**Extracted entries:**
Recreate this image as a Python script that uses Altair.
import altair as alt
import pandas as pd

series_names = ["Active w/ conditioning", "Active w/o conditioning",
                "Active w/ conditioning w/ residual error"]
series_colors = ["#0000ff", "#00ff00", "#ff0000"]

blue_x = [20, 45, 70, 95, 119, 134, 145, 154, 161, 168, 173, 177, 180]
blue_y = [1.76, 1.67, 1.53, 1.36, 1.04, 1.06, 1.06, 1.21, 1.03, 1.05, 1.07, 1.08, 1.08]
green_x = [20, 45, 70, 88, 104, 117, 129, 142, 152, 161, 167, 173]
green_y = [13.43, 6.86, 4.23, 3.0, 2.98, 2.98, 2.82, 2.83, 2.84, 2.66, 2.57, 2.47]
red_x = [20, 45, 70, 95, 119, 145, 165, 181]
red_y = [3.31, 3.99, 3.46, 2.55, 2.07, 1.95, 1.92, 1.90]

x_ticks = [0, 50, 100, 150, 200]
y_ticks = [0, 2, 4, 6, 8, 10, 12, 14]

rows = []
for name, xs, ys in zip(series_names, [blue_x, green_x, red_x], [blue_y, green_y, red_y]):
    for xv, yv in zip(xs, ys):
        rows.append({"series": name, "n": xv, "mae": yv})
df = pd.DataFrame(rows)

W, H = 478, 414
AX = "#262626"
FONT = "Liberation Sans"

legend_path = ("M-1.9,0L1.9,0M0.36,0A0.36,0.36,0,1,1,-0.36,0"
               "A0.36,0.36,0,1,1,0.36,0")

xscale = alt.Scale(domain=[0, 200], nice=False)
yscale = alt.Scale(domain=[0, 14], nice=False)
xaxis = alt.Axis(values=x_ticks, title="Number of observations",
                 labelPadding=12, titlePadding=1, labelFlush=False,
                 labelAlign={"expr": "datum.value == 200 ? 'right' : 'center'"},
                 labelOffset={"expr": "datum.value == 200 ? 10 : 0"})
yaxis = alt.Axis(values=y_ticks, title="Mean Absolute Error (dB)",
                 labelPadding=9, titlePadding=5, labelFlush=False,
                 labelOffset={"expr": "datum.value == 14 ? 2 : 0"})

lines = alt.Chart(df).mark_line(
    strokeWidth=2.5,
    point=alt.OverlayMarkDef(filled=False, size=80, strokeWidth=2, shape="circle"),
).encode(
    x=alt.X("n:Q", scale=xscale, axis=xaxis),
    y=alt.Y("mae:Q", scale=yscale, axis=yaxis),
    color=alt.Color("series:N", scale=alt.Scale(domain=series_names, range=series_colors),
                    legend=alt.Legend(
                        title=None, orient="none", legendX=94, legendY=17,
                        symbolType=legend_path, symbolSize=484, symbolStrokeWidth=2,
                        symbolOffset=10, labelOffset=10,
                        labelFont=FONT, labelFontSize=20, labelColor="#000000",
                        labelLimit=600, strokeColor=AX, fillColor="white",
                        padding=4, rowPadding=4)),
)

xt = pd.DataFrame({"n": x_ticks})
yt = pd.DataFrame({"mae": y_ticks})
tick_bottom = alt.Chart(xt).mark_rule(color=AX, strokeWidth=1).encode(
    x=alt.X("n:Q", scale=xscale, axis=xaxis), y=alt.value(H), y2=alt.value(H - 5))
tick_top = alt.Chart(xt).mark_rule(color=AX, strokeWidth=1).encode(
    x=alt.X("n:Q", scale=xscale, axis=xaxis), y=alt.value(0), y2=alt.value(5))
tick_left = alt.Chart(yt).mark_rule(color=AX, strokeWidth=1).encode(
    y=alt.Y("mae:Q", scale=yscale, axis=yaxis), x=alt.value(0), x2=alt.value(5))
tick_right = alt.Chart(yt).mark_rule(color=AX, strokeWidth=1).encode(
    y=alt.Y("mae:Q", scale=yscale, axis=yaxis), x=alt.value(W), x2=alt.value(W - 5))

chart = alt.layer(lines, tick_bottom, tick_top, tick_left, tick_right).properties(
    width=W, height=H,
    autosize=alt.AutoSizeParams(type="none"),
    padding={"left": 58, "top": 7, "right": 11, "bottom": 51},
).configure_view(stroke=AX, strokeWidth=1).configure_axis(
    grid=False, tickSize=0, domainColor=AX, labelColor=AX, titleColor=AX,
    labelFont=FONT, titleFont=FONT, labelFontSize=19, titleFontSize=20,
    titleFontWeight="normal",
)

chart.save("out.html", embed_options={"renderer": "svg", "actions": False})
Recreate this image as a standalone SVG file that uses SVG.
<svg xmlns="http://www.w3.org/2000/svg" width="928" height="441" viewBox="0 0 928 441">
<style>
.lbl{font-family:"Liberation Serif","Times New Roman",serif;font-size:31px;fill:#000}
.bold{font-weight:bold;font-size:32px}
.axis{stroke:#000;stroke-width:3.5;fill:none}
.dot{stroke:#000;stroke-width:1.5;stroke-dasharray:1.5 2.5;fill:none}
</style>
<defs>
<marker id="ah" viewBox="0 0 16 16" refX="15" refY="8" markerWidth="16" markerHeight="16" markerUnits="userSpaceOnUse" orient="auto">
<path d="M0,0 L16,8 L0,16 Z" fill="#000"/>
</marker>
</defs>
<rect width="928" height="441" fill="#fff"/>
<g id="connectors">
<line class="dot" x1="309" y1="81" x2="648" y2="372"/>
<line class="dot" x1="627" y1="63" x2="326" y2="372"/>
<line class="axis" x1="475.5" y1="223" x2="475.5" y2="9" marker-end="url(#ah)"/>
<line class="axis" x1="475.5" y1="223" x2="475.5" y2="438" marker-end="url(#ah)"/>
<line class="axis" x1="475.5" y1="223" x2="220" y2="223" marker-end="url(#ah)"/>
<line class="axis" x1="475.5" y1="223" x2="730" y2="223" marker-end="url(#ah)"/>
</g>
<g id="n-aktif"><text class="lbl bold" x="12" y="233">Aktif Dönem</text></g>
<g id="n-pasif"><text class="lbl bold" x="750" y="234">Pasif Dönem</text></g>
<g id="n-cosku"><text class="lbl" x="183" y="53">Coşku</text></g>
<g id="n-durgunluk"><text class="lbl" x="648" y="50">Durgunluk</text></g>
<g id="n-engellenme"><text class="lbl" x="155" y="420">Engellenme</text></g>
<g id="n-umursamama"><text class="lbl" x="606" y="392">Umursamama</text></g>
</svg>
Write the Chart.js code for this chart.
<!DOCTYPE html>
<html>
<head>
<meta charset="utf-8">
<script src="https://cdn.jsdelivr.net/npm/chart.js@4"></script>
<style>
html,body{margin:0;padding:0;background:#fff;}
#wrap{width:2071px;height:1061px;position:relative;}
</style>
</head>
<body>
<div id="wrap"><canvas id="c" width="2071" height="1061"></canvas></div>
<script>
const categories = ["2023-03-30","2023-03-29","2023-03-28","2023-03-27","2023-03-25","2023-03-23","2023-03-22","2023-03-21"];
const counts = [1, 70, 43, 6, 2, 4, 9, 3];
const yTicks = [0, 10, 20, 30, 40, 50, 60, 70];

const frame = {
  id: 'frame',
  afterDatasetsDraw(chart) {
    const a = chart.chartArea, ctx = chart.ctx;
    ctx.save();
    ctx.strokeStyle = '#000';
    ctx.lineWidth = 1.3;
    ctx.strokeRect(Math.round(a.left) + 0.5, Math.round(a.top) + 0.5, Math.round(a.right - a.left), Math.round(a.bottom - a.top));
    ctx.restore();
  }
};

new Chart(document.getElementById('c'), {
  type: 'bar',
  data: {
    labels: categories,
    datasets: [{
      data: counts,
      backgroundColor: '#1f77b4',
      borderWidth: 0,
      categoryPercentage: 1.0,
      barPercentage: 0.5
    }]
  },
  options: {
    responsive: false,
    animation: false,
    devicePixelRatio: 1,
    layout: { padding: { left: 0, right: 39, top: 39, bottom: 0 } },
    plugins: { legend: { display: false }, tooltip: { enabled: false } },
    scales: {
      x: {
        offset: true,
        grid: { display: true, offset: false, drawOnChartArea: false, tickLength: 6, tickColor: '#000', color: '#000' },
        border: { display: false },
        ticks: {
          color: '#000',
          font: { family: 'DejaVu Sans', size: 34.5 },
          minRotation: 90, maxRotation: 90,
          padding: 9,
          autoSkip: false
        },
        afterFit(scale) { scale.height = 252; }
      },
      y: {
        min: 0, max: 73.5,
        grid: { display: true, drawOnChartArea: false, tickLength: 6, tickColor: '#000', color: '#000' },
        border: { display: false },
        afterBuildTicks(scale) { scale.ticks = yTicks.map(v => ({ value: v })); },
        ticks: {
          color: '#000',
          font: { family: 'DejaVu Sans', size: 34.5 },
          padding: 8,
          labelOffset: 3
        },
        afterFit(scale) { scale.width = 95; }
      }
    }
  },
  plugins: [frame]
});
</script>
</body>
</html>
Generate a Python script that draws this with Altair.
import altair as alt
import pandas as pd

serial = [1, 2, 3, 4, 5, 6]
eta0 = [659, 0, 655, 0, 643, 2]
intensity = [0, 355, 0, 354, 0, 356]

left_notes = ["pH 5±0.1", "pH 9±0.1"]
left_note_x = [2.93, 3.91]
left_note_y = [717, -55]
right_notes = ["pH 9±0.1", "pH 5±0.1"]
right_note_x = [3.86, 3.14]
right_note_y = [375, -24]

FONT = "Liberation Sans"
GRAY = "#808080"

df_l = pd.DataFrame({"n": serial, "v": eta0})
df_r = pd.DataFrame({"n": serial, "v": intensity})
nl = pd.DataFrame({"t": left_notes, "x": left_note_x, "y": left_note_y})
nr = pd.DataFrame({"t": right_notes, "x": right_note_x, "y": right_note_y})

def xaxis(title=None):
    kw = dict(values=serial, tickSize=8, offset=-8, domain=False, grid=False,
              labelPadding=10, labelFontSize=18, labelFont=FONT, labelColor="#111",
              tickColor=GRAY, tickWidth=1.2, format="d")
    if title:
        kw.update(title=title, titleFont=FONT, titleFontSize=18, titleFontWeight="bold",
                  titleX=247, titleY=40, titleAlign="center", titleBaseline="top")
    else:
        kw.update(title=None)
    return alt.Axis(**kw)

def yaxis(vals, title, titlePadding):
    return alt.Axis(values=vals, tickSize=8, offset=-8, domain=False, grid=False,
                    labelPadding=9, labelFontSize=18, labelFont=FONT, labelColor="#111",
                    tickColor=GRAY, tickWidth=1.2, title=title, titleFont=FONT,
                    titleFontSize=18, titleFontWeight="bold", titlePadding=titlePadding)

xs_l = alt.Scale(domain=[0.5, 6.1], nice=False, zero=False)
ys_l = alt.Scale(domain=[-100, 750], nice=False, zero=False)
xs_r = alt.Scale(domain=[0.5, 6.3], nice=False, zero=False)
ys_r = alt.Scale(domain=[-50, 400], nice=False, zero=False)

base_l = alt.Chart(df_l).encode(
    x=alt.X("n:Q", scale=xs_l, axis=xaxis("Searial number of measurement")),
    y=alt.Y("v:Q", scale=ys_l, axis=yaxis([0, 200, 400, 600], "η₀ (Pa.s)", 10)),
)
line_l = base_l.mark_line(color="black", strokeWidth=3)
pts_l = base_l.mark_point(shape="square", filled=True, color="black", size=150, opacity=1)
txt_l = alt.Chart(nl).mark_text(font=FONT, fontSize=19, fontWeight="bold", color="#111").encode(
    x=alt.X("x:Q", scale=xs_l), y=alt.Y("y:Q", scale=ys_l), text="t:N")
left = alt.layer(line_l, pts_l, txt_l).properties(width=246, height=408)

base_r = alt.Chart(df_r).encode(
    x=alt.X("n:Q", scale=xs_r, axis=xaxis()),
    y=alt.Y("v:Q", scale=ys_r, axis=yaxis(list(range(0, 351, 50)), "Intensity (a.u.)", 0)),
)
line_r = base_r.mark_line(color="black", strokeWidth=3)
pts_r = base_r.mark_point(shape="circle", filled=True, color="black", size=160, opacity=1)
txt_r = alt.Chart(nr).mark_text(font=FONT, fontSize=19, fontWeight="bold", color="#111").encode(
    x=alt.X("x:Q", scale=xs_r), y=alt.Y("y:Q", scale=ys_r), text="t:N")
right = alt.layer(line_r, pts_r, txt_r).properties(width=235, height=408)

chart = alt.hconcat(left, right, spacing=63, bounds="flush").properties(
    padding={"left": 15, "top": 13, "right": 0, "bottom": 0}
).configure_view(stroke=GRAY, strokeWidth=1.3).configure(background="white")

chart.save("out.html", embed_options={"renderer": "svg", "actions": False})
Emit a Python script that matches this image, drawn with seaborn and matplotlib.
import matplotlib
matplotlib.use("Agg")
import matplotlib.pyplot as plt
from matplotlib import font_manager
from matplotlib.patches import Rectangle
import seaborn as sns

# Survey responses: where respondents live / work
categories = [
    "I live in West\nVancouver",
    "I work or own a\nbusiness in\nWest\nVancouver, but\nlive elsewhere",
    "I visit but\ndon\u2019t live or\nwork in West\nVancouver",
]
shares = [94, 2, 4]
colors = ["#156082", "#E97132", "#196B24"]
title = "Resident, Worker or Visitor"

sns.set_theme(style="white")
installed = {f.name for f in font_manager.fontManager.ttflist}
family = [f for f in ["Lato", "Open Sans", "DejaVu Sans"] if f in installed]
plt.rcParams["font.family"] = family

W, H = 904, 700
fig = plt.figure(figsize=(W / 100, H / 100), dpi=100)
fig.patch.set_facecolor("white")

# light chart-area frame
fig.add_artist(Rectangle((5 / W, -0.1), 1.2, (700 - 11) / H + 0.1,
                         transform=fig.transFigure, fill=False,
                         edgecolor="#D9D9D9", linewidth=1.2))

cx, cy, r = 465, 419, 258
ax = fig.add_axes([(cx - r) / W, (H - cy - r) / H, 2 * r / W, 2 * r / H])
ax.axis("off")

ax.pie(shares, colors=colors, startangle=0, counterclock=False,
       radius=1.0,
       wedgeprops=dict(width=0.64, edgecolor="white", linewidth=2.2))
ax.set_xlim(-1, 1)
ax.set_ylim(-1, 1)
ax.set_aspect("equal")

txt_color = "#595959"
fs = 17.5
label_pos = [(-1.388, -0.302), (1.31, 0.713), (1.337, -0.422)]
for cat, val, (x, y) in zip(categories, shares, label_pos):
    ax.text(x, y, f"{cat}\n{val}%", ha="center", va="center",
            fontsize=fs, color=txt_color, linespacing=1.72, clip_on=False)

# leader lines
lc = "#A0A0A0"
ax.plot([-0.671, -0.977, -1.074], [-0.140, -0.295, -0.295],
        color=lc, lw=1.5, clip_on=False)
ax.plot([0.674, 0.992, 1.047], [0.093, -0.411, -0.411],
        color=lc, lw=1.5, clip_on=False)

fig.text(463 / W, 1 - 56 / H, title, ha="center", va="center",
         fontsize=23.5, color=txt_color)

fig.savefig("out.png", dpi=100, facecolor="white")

**To be done:** Tally how many lines of the data include the word "this". Write the number and nothing else.

**Final result:** 5